If you need messages larger than 128 KB without indirection, use Azure Service Bus (up to 100 MB on premium tiers). The R2 indirection pattern works, but native support is cleaner if large messages are common.
If you need sophisticated routing, dead-letter policies, or message sessions, Azure Service Bus offers capabilities Cloudflare Queues doesn't attempt.
If your requirements are simpler (independent tasks, at-least-once is fine, ordering doesn't matter, messages are small), Cloudflare Queues integrates natively with Workers, deploys as part of your Worker project, and operates with less configuration surface.
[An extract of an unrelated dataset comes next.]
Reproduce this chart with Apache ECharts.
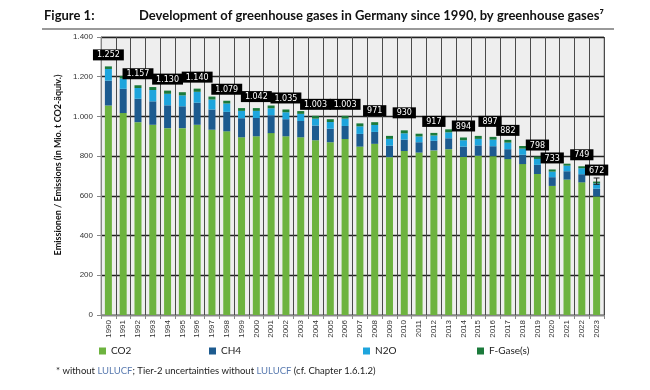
<!DOCTYPE html>
<html>
<head>
<meta charset="utf-8">
<script src="https://cdn.jsdelivr.net/npm/echarts@6/dist/echarts.min.js"></script>
<style>
html,body{margin:0;padding:0;background:#fff;}
#chart{width:650px;height:390px;}
</style>
</head>
<body>
<div id="chart"></div>
<script>
const years = ['1990','1991','1992','1993','1994','1995','1996','1997','1998','1999','2000','2001','2002','2003','2004','2005','2006','2007','2008','2009','2010','2011','2012','2013','2014','2015','2016','2017','2018','2019','2020','2021','2022','2023'];
const co2 = [1055,1017,971,958,941,941,958,933,925,895,900,916,900,895,880,870,886,848,862,795,826,818,829,835,796,802,800,785,760,710,650,682,668,597];
const ch4 = [125,122,118,118,115,110,111,102,98,96,92,90,86,82,74,68,66,64,60,58,57,52,48,55,52,52,50,50,47,46,44,42,41,39];
const n2o = [59,52,54,57,58,55,55,50,42,37,36,35,35,36,35,34,37,38,35,34,32,29,27,30,32,33,33,33,31,30,28,28,30,27];
const fgas = [13,13,14,15,16,16,16,15,14,14,14,14,14,14,14,14,14,15,14,15,15,14,13,15,14,15,14,14,13,12,11,10,10,9];
const totalLabels = ['1.252',null,'1.157',null,'1.130',null,'1.140',null,'1.079',null,'1.042',null,'1.035',null,'1.003',null,'1.003',null,'971',null,'930',null,'917',null,'894',null,'897','882',null,'798','733',null,'749','672'];
const uncertaintyYear = '2023';
const uncertaintyRange = [658, 690];
const yTicks = [0,200,400,600,800,1000,1200,1400];

const chart = echarts.init(document.getElementById('chart'), null, {renderer:'canvas'});
const fmt = v => String(v).replace(/\B(?=(\d{3})+(?!\d))/g, '.');
// small manual nudges of individual label boxes, as in the original figure
const labelNudge = {20: [0,-6], 26: [-3,-4], 27: [0,2]};

const fgasData = fgas.map((v,i) => ({
  value: v,
  label: totalLabels[i] ? {
    show: true, position: 'top', distance: 6,
    offset: labelNudge[i] || [0,0],
    formatter: totalLabels[i],
    color: '#fff', backgroundColor: '#000', fontSize: 8,
    fontFamily: 'DejaVu Sans', padding: [2,4,1,4]
  } : {show:false}
}));

const barW = 7;
const option = {
  animation: false,
  backgroundColor: '#fff',
  grid: {left: 101, right: 46, top: 37, bottom: 75, show: true, backgroundColor: '#eeeeee', borderColor: '#999', borderWidth: 1},
  legend: [
    {data:['CO2'], left: 94, top: 341},
    {data:['CH4'], left: 204, top: 341},
    {data:['N2O'], left: 358, top: 341},
    {data:['F-Gase(s)'], left: 472, top: 341}
  ].map(l => Object.assign(l, {itemWidth: 7, itemHeight: 7, icon: 'rect', textStyle: {fontSize: 10, color: '#222', fontFamily: 'Lato'}})),
  xAxis: {
    type: 'category', data: years,
    axisLine: {lineStyle: {color: '#888'}},
    axisTick: {show: true, length: 4, lineStyle: {color: '#888'}},
    axisLabel: {rotate: 90, fontSize: 8, color: '#333', fontFamily: 'Liberation Sans', margin: 5},
    splitLine: {show: true, lineStyle: {color: '#4a4a4a', width: 1}}
  },
  yAxis: {
    type: 'value', min: 0, max: 1400, interval: 200,
    axisLine: {show: true, lineStyle: {color: '#888'}},
    axisTick: {show: true, length: 4, lineStyle: {color: '#888'}},
    axisLabel: {fontSize: 8, color: '#333', fontFamily: 'Liberation Sans', margin: 8, formatter: v => yTicks.includes(v) ? fmt(v) : ''},
    splitLine: {show: true, lineStyle: {color: '#222', width: 1.3}}
  },
  series: [
    {name: 'CO2', type: 'bar', stack: 't', data: co2, barWidth: barW, itemStyle: {color: '#6db33f'}},
    {name: 'CH4', type: 'bar', stack: 't', data: ch4, barWidth: barW, itemStyle: {color: '#1d5b8f'}},
    {name: 'N2O', type: 'bar', stack: 't', data: n2o, barWidth: barW, itemStyle: {color: '#1ea5dd'}},
    {name: 'F-Gase(s)', type: 'bar', stack: 't', data: fgasData, barWidth: barW, itemStyle: {color: '#1b7a3b'}},
    {
      type: 'custom', name: 'uncertainty', z: 10,
      data: [[uncertaintyYear, uncertaintyRange[0], uncertaintyRange[1]]],
      renderItem: function(params, api) {
        const lo = api.coord([api.value(0), api.value(1)]);
        const hi = api.coord([api.value(0), api.value(2)]);
        const x = lo[0], c = 3;
        const st = {stroke: '#222', lineWidth: 1};
        return {type: 'group', children: [
          {type: 'line', shape: {x1: x, y1: lo[1], x2: x, y2: hi[1]}, style: st},
          {type: 'line', shape: {x1: x-c, y1: lo[1], x2: x+c, y2: lo[1]}, style: st},
          {type: 'line', shape: {x1: x-c, y1: hi[1], x2: x+c, y2: hi[1]}, style: st}
        ]};
      }
    }
  ],
  graphic: [
    {type: 'text', left: 44, top: 9, style: {text: 'Figure 1:', font: 'bold 13px Lato', fill: '#111'}},
    {type: 'text', left: 139, top: 9, style: {text: 'Development of greenhouse gases in Germany since 1990, by greenhouse gases⁷', font: 'bold 13px Lato', fill: '#111'}},
    {type: 'line', shape: {x1: 42, y1: 29, x2: 614, y2: 29}, style: {stroke: '#999', lineWidth: 2}},
    {type: 'text', x: 58, y: 165, rotation: Math.PI/2, style: {text: 'Emissionen / Emissions (in Mio. t CO2-äquiv.)', font: 'bold 9px Lato', fill: '#111', align: 'center', verticalAlign: 'middle'}},
    {type: 'text', left: 56, top: 366, style: {
      text: '{a|* without }{b|LULUCF}{a|; Tier-2 uncertainties without }{b|LULUCF}{a| (cf. Chapter 1.6.1.2)}',
      rich: {a: {font: '9.5px Lato', fill: '#222'}, b: {font: '9.5px Lato', fill: '#5a7bb0'}}
    }}
  ]
};
chart.setOption(option);
</script>
</body>
</html>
Hybrid approaches work. Use Cloudflare Queues for simple async tasks within your Cloudflare stack; use SQS or Service Bus for workloads needing advanced features. Design producers and consumers to be queue-agnostic where practical.
What comes next
Queues handle asynchronous work within Workers' constraints. But some workloads exceed those constraints, requiring more memory, longer processing, or arbitrary runtimes.
Chapter 9 covers Containers: escaping the V8 isolate model when necessary. A queue consumer needing 4 GB of memory or running a Go binary can't be a Worker. Containers fill that gap, accessible from Workers and Durable Objects through a coordination layer that maintains Cloudflare's routing model while breaking free of isolate limitations.
The decision framework (queues for independent tasks, Workflows for dependent steps, Durable Objects for coordination) recurs throughout Cloudflare architecture. Understanding which primitive fits which problem matters more than mastering any single primitive's features.